WHAT THIS TASK INVOLVES
Without including any images, repeat the data exactly.

COLLECTED MATERIAL
□ □ □ □ □

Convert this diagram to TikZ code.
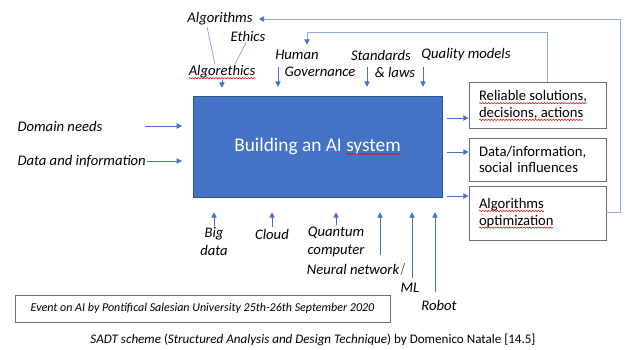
\documentclass[tikz,border=0pt]{standalone}
\usepackage{fontspec}
\setmainfont{Carlito}
\usetikzlibrary{arrows.meta,decorations.pathmorphing}
\definecolor{sysblue}{HTML}{4472C4}
\definecolor{linkblue}{HTML}{8FAADC}
\definecolor{boxgray}{HTML}{6E6E6E}
% red spell-check wave under a word
\newcommand\spell[1]{\tikz[baseline=(w.base),x=1pt,y=1pt]{%
  \node[inner sep=0pt,outer sep=0pt,draw=none,fill=none,minimum width=0pt,minimum height=0pt,
    text width=,align=none,font=] (w) {#1};%
  \draw[overlay,red,line width=0.4pt,decorate,decoration={snake,amplitude=0.5pt,segment length=2.2pt}]
    ([yshift=-1.8pt]w.base west) -- ([yshift=-1.8pt]w.base east);}}
\begin{document}
\begin{tikzpicture}[x=0.75pt,y=-0.75pt,
  arr/.style={-{Triangle[length=4pt,width=4pt]},sysblue,line width=0.6pt},
  link/.style={linkblue,line width=0.6pt},
  lbl/.style={font=\fontsize{11}{13.5}\selectfont\itshape,inner sep=1pt,align=center},
  outbox/.style={draw=boxgray,line width=0.6pt,minimum width=102.75pt,text width=87.75pt,
    inner xsep=7.5pt,align=left,font=\fontsize{11}{12.5}\selectfont}]
  \useasboundingbox (0,0) rectangle (625,350);

  \node[draw=sysblue!70!black,fill=sysblue,minimum width=186.75pt,minimum height=75.75pt,
    text=white,font=\fontsize{14.5}{17}\selectfont] (sys) at (317.5,146.5) {Building an AI \spell{system}};

  \node[outbox,minimum height=34.5pt] (out1) at (537.5,105) {\spell{Reliable solutions,}\\\spell{decisions, actions}};
  \node[outbox,minimum height=32.25pt] (out2) at (537.5,159.5) {Data/information,\\social influences};
  \node[outbox,minimum height=40.5pt] (out3) at (537.5,213) {\spell{Algorithms}\\\spell{optimization}};

  \begin{scope}[every node/.style=lbl]
    \node (alg) at (220,19) {Algorithms};
    \node (eth) at (248,36) {Ethics};
    \node (aeth) at (222,72) {\spell{Algorethics}};
    \node (hum) at (297,55) {Human};
    \node (gov) at (320,72) {Governance};
    \node (std) at (381,55) {Standards};
    \node (law) at (395,72) {\& laws};
    \node (qual) at (466,55) {Quality models};
    \node[anchor=west] (dom) at (16,126) {Domain needs};
    \node[anchor=west] (dat) at (16,161) {Data and information};
    \node (big) at (214,242) {Big\\data};
    \node (cld) at (272,234) {Cloud};
    \node (qc) at (336,242) {Quantum\\computer};
    \node (nn) at (353,269) {Neural network};
    \node (ml) at (410,288) {ML};
    \node (rob) at (439,305) {Robot};
  \end{scope}

  \node[draw=boxgray,line width=0.6pt,minimum width=281.25pt,minimum height=20.25pt,
    font=\fontsize{9}{11}\selectfont\itshape] (event) at (202.5,308.5)
    {Event on AI by Pontifical Salesian University 25th-26th September 2020};
  \node[font=\fontsize{9.8}{11}\selectfont] (cap) at (313,340)
    {\textit{SADT scheme} (\textit{Structured Analysis and Design Technique}) by Domenico Natale [14.5]};

  % algorethics
  \draw[link] ([xshift=-9.75pt]alg.south) -- ([xshift=-5.25pt]aeth.north);
  \draw[link] ([xshift=-1.5pt]eth.south) -- ([xshift=9.75pt]aeth.north);

  % inputs
  \draw[arr,shorten <=30.75pt,shorten >=8pt] (dom.east) -- (dom.east -| sys.west);
  \draw[arr,shorten >=8pt] (dat.east) -- (dat.east -| sys.west);

  % controls
  \coordinate (govin) at (278,67);
  \coordinate (stdin) at (367,67);
  \coordinate (qualin) at (423,67);
  \draw[arr,shorten >=6pt] (aeth.south) -- (aeth.south |- sys.north);
  \foreach \c in {govin,stdin,qualin} {
    \draw[arr,shorten >=6.75pt] (\c) -- (\c |- sys.north);
  }

  % mechanisms
  \coordinate (nnin) at (380,255);
  \coordinate (mlin) at (412,278);
  \coordinate (robin) at (435,292);
  \foreach \c in {big,cld,qc} {
    \draw[arr,shorten >=11.25pt] (\c.north) -- (\c.north |- sys.south);
  }
  \foreach \c in {nnin,mlin,robin} {
    \draw[arr,shorten >=11.25pt] (\c) -- (\c |- sys.south);
  }
  \draw[black!70,line width=0.5pt] ([yshift=-4.5pt]nn.east) -- ++(4,-12);

  % outputs
  \coordinate (o1) at ([yshift=-9.75pt]out1.west);
  \coordinate (o2) at ([yshift=5.6pt]out2.west);
  \coordinate (o3) at ([yshift=12.75pt]out3.west);
  \foreach \c in {o1,o2,o3} {
    \draw[arr,shorten <=3.5pt] (\c -| sys.east) -- (\c);
  }

  % feedback
  \draw[link,-{Triangle[length=4pt,width=4pt,color=sysblue]},shorten >=3.5pt]
    ([yshift=0.75pt]out3.east) -- ++(14,0) |- (alg.east);
  \draw[link,-{Triangle[length=4pt,width=4pt,color=sysblue]},shorten >=3pt]
    ([xshift=7.1pt]out1.north) -- ++(0,-49) -| ([xshift=7.5pt]hum.north);
\end{tikzpicture}
\end{document}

□ □ □ □ □

FINAL RESULT
Convert this diagram to TikZ code.
\documentclass[tikz,border=0pt]{standalone}
\usepackage{fontspec}
\setmainfont{Carlito}
\usetikzlibrary{arrows.meta,decorations.pathmorphing}
\definecolor{sysblue}{HTML}{4472C4}
\definecolor{linkblue}{HTML}{8FAADC}
\definecolor{boxgray}{HTML}{6E6E6E}
% red spell-check wave under a word
\newcommand\spell[1]{\tikz[baseline=(w.base),x=1pt,y=1pt]{%
  \node[inner sep=0pt,outer sep=0pt,draw=none,fill=none,minimum width=0pt,minimum height=0pt,
    text width=,align=none,font=] (w) {#1};%
  \draw[overlay,red,line width=0.4pt,decorate,decoration={snake,amplitude=0.5pt,segment length=2.2pt}]
    ([yshift=-1.8pt]w.base west) -- ([yshift=-1.8pt]w.base east);}}
\begin{document}
\begin{tikzpicture}[x=0.75pt,y=-0.75pt,
  arr/.style={-{Triangle[length=4pt,width=4pt]},sysblue,line width=0.6pt},
  link/.style={linkblue,line width=0.6pt},
  lbl/.style={font=\fontsize{11}{13.5}\selectfont\itshape,inner sep=1pt,align=center},
  outbox/.style={draw=boxgray,line width=0.6pt,minimum width=102.75pt,text width=87.75pt,
    inner xsep=7.5pt,align=left,font=\fontsize{11}{12.5}\selectfont}]
  \useasboundingbox (0,0) rectangle (625,350);

  \node[draw=sysblue!70!black,fill=sysblue,minimum width=186.75pt,minimum height=75.75pt,
    text=white,font=\fontsize{14.5}{17}\selectfont] (sys) at (317.5,146.5) {Building an AI \spell{system}};

  \node[outbox,minimum height=34.5pt] (out1) at (537.5,105) {\spell{Reliable solutions,}\\\spell{decisions, actions}};
  \node[outbox,minimum height=32.25pt] (out2) at (537.5,159.5) {Data/information,\\social influences};
  \node[outbox,minimum height=40.5pt] (out3) at (537.5,213) {\spell{Algorithms}\\\spell{optimization}};

  \begin{scope}[every node/.style=lbl]
    \node (alg) at (220,19) {Algorithms};
    \node (eth) at (248,36) {Ethics};
    \node (aeth) at (222,72) {\spell{Algorethics}};
    \node (hum) at (297,55) {Human};
    \node (gov) at (320,72) {Governance};
    \node (std) at (381,55) {Standards};
    \node (law) at (395,72) {\& laws};
    \node (qual) at (466,55) {Quality models};
    \node[anchor=west] (dom) at (16,126) {Domain needs};
    \node[anchor=west] (dat) at (16,161) {Data and information};
    \node (big) at (214,242) {Big\\data};
    \node (cld) at (272,234) {Cloud};
    \node (qc) at (336,242) {Quantum\\computer};
    \node (nn) at (353,269) {Neural network};
    \node (ml) at (410,288) {ML};
    \node (rob) at (439,305) {Robot};
  \end{scope}

  \node[draw=boxgray,line width=0.6pt,minimum width=281.25pt,minimum height=20.25pt,
    font=\fontsize{9}{11}\selectfont\itshape] (event) at (202.5,308.5)
    {Event on AI by Pontifical Salesian University 25th-26th September 2020};
  \node[font=\fontsize{9.8}{11}\selectfont] (cap) at (313,340)
    {\textit{SADT scheme} (\textit{Structured Analysis and Design Technique}) by Domenico Natale [14.5]};

  % algorethics
  \draw[link] ([xshift=-9.75pt]alg.south) -- ([xshift=-5.25pt]aeth.north);
  \draw[link] ([xshift=-1.5pt]eth.south) -- ([xshift=9.75pt]aeth.north);

  % inputs
  \draw[arr,shorten <=30.75pt,shorten >=8pt] (dom.east) -- (dom.east -| sys.west);
  \draw[arr,shorten >=8pt] (dat.east) -- (dat.east -| sys.west);

  % controls
  \coordinate (govin) at (278,67);
  \coordinate (stdin) at (367,67);
  \coordinate (qualin) at (423,67);
  \draw[arr,shorten >=6pt] (aeth.south) -- (aeth.south |- sys.north);
  \foreach \c in {govin,stdin,qualin} {
    \draw[arr,shorten >=6.75pt] (\c) -- (\c |- sys.north);
  }

  % mechanisms
  \coordinate (nnin) at (380,255);
  \coordinate (mlin) at (412,278);
  \coordinate (robin) at (435,292);
  \foreach \c in {big,cld,qc} {
    \draw[arr,shorten >=11.25pt] (\c.north) -- (\c.north |- sys.south);
  }
  \foreach \c in {nnin,mlin,robin} {
    \draw[arr,shorten >=11.25pt] (\c) -- (\c |- sys.south);
  }
  \draw[black!70,line width=0.5pt] ([yshift=-4.5pt]nn.east) -- ++(4,-12);

  % outputs
  \coordinate (o1) at ([yshift=-9.75pt]out1.west);
  \coordinate (o2) at ([yshift=5.6pt]out2.west);
  \coordinate (o3) at ([yshift=12.75pt]out3.west);
  \foreach \c in {o1,o2,o3} {
    \draw[arr,shorten <=3.5pt] (\c -| sys.east) -- (\c);
  }

  % feedback
  \draw[link,-{Triangle[length=4pt,width=4pt,color=sysblue]},shorten >=3.5pt]
    ([yshift=0.75pt]out3.east) -- ++(14,0) |- (alg.east);
  \draw[link,-{Triangle[length=4pt,width=4pt,color=sysblue]},shorten >=3pt]
    ([xshift=7.1pt]out1.north) -- ++(0,-49) -| ([xshift=7.5pt]hum.north);
\end{tikzpicture}
\end{document}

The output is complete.